America grasped hands with our English friends on this occasion, when our American officers and sailors from the battleships Missouri and Illinois took a prominent part in the ceremonies.
At the close of this touching ceremony Ambassador Page, with our American officers and cadets, was extended a cordial reception from the thousands of persons who had assembled inside and outside the old parish church, whose register bears the name of the Indian princess.
To Florida belongs a romance not less fascinating and wonderful than that of Virginia’s Pocahontas. But alas, in the “manana” of the first Spanish invaders, much interesting history was lost to the world. Enough has been preserved, however, to excite the imagination and cause this age of research to go deep into embalmed records of centuries ago and revive the quaint philosophy of the old, entrancing Florida.

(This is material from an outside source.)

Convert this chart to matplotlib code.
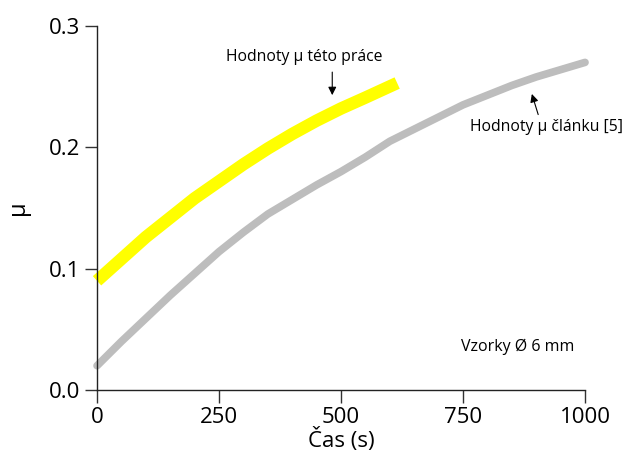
import matplotlib.pyplot as plt

plt.rcParams['font.family'] = ['Open Sans', 'DejaVu Sans']

# values
t_prace = [0, 50, 100, 150, 200, 250, 300, 350, 400, 450, 500, 550, 615]
mu_prace = [0.090, 0.108, 0.126, 0.142, 0.158, 0.172, 0.186, 0.199, 0.211, 0.222, 0.232, 0.241, 0.253]

t_clanek = [0, 25, 50, 100, 150, 200, 250, 300, 350, 400, 450, 500, 550, 600, 650,
            700, 750, 800, 850, 900, 950, 1000]
mu_clanek = [0.020, 0.030, 0.040, 0.059, 0.078, 0.096, 0.114, 0.130, 0.145, 0.157, 0.169, 0.180,
             0.192, 0.205, 0.215, 0.225, 0.235, 0.243, 0.251, 0.258, 0.264, 0.270]

x_ticks = [0, 250, 500, 750, 1000]
y_ticks = [0.0, 0.1, 0.2, 0.3]

fig = plt.figure(figsize=(6.28, 4.65), dpi=100)
ax = fig.add_axes([0.1545, 0.1613, 0.7771, 0.7828])

ax.plot(t_clanek, mu_clanek, color='#bdbdbd', lw=5.5, solid_capstyle='round',
        solid_joinstyle='round', clip_on=False)
ax.plot(t_prace, mu_prace, color='#ffff00', lw=9, solid_capstyle='butt',
        solid_joinstyle='round', clip_on=False)

ax.set_xlim(0, 1000)
ax.set_ylim(0, 0.3)
ax.set_xticks(x_ticks)
ax.set_yticks(y_ticks)
ax.set_xticklabels([str(v) for v in x_ticks])
ax.set_yticklabels(['%.1f' % v for v in y_ticks])
ax.tick_params(direction='out', length=9, width=1, colors='#333333', labelsize=16,
               labelcolor='black', pad=3)

for s in ['top', 'right']:
    ax.spines[s].set_visible(False)
for s in ['left', 'bottom']:
    ax.spines[s].set_color('#222222')
    ax.spines[s].set_linewidth(1)

ax.set_xlabel('Čas (s)', fontsize=16, labelpad=0)
ax.set_ylabel('μ', fontsize=17, labelpad=14)

arrow = dict(arrowstyle='-|>', color='black', lw=0.8, mutation_scale=12, shrinkA=0, shrinkB=0)
ax.text(424, 0.2745, 'Hodnoty μ této práce', fontsize=11.3, ha='center', va='center')
ax.annotate('', xy=(482, 0.243), xytext=(482, 0.262), arrowprops=arrow)
ax.text(922, 0.2168, 'Hodnoty μ článku [5]', fontsize=11.3, ha='center', va='center')
ax.annotate('', xy=(891, 0.244), xytext=(904, 0.227), arrowprops=arrow)
ax.text(863, 0.0355, 'Vzorky Ø 6 mm', fontsize=11.5, ha='center', va='center')

fig.savefig('out.png', dpi=100)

U-LE-LAH, THE POCAHONTAS OF FLORIDA.
With the extinction of the powerful Hirrihigua tribe passed the life story, tantalizing in its meagerness, of the Indian princess, U-le-lah. The full history of our lovely Florida princess, who was in very truth the first heroine of American romance, slumbers in the unwritten archives of forgotten history, yet one dramatic incident in her life has been preserved to us to give us the right to call her “the Pocahontas of Florida,” and in the heroism of this young Indian girl is a setting for as dramatic a story as has been given to history.
The old chroniclers tell us that the word Hirrihigua, which ethnologically considered, must be a mixture of both Spanish and Indian, was the name of the country first invaded by the Spaniard on Tampa Bay; the seat of government of a mighty tribe of aborigines, who, according to Bourne’s Narratives of De Soto, occupied a vast domain extending from the Gulf of Mexico to the Atlantic Ocean, and makes the history and romance of the Princess U-le-lah most fascinating and worthy of special commemoration.
FERDINAND DE SOTO.
When the cavalier of Spain in the person of the intrepid Ferdinand De Soto, landed in 1539 on Tampa Bay with all the pomp and pageantry of the Spanish court, he found himself at a loss for interpreters and guides to this wild and strange land.
Learning of a young Spaniard, Juan Ortez by name, who was the only survivor of the great De Narvaez expedition, and who had been captive of the Indians for ten years, De Soto quickly sought to find him in order to use him as a guide for his conquest.